My boxwood needs feeding, my sidewalk needs power washing, the storm door need to be replaced.  The sky pencil holly by my back door–the one I put there so I wouldn’t hit my head on the light fixture every time I went outside–needs to be repotted, the pansies need revitalizing. 

Lots of spring-like activity on my tiny plot of land.  

But also, a winter birthday still to embrace.  The big plans and the big notebooks I have to record my insights, my revelations, my goals and aspirations.  If I make to April with any of that, I doubt it.

“The world is too much with us…” Wordsworth tells us, the “getting and spending,” the way we “lay waste our powers.”  It feels right, doesn’t it?  With the news so awful, and nothing we can do about it.  With our aging hips, and empty nests, and disappointments and frustrations when people don’t do what we think they should.  But then, those fat robins, showing up, just because they can. 
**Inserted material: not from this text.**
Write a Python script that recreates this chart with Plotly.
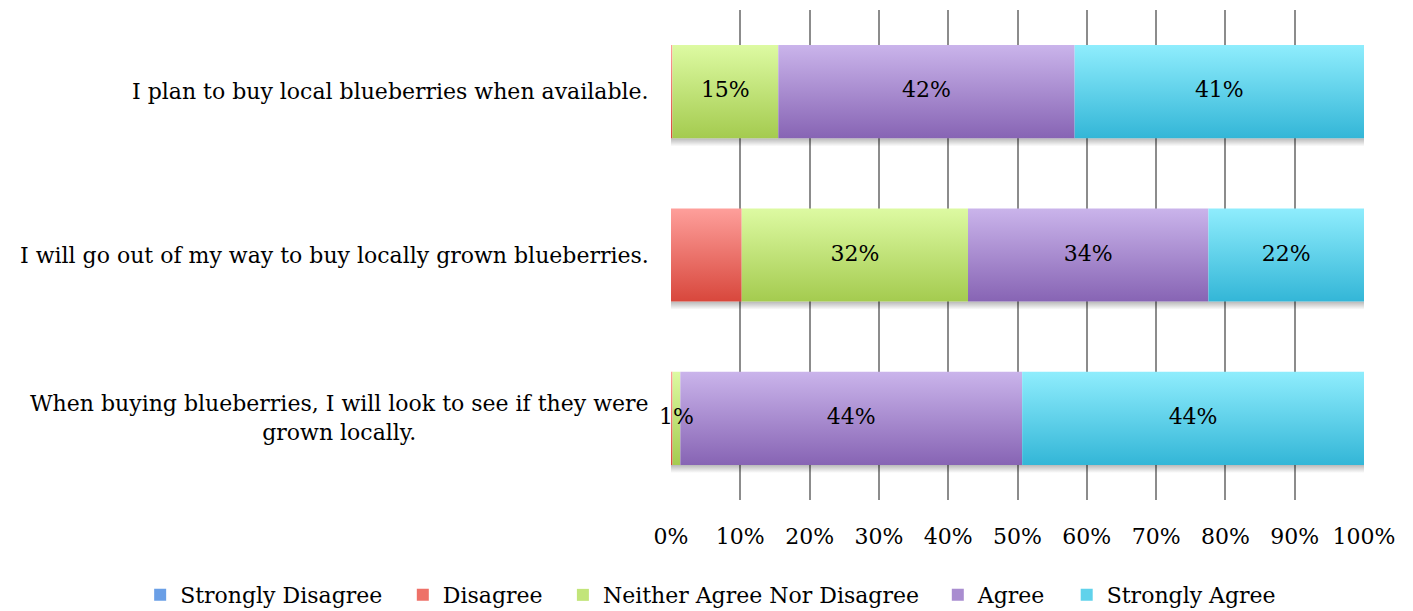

Or those zinnias, too perfect, or too wild, but still we smile when we see them. Fresh compost and mulch, a gentle digging in the dirt.  Enough.  More than enough if we let it.
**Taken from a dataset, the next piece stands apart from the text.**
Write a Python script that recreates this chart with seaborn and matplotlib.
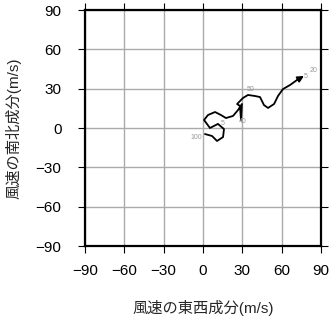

Notes on the Passing Scene – Winter 2026

I get it, how skiers at high altitudes sit out in big chairs, après ski, faces to the sun, sunglasses, snow all around and ear warmers on but jackets off.  And smiles! You have never seen such smiles.  They look toasty and warm, and beginning to burn. 

I did much the same on Monday, but on my little deck, and wearing a down vest but still, my face to the sun, coffee, and the soft gurgling of the gutters as the snow melted.  I got a little bit warm, even, and almost fell asleep.  I, too, was warm and toasty and grateful for the sun and the snowmelt.  Not even a taste of spring, but a reassurance that nature has a way of righting herself, eventually. 

Some years it is mild and stays mild and we know by now that spring is on the way, has been trying to barge in the back door since before Christmas.  This will not be that kind of year, and I reckon we will have more cold, and maybe even one more snow before true and glorious spring. Even so, now is the time to start planning those gardens and my thoughts have turned to tomatoes. 

Once more I am going to try my hand at tomatoes,  just one more time.  It’s not that I can’t grow them, although toward the end I get tired of watering and they are an embarrassment.  Well, maybe I  am the embarrassment.  It’s the squirrels that do in my efforts.  But, dreaming on my deck as the sun shone, I decided to turn my dedication to tomatoes I can grow in pots.  On my deck.  Where I can keep an eye on them. 

My research tells me loads of tomatoes are perfect for container gardening.  Some produce fruit that is full-sized, or almost full-sized, something the literature and old-timers call “good slicers.”  Cherry tomatoes, too, and bush varieties, all great options for small places.  I’m up for it, but they aren’t easy to find. Live plants I can reserve now for spring delivery are expensive, and I have no luck starting plants from seed.  Well. Clearly if I go this route it won’t be a homesteading move, like making my own clothes and killing my own meat. 

Next to research alarm systems and security systems, both passive and active to notify me of squirrel activity. The way they denude my cherry tomatoes, gnaw on my Beefsteaks.  So far they don’t know I have a deck.  I’ll report back in July if that changes.

Let’s talk cupcakes.  Birthday cupcakes.  Finally, I have some little folk to share my birthday celebrations and it makes me so happy.  Last year we all gathered here, my sweet sister-in-law, Judi,  planned the whole thing, and no small thing it was, either.  An elaborate meal, party napkins, there may have been streamers, just a festive atmosphere and the family gathered at the weekend, little kids running around. 

The twins have a March 1 birthday, close enough to mine to justify a joint celebration and there were cupcakes.  Now, their mother is a faithful and serious watchdog of their diets, and it is possible they had never seen a cupcake before.  More likely, this was the first time they made the connection between cupcake and  delicacy.  They still talk about them.

These are children who prefer snacks like frozen mango chunks, pineapple chunks, and  I hope you are you sitting down — raw red peppers. Or yellow ones, if they must. I gave their big brother snow peas once because he was still hungry and all I had at hand were snow peas.  He devoured them and asked in his sweet little lisping two-year-old voice,”Are there more vegetables?” And here’s me all out of white asparagus. 

I love that they love vegetables and fruit. I sneak pieces from their bowls when I visit, and you know what?  It is delicious and refreshing and makes me ashamed of the Milky Ways I have hidden for “emergencies.” 

So, I hope to celebrate with the twins, even if it is for an hour or two with gifts and fun and a few red peppers.  As long as there are cupcakes.  Since I will be there, too, of course there will be cupcakes. Pink ones.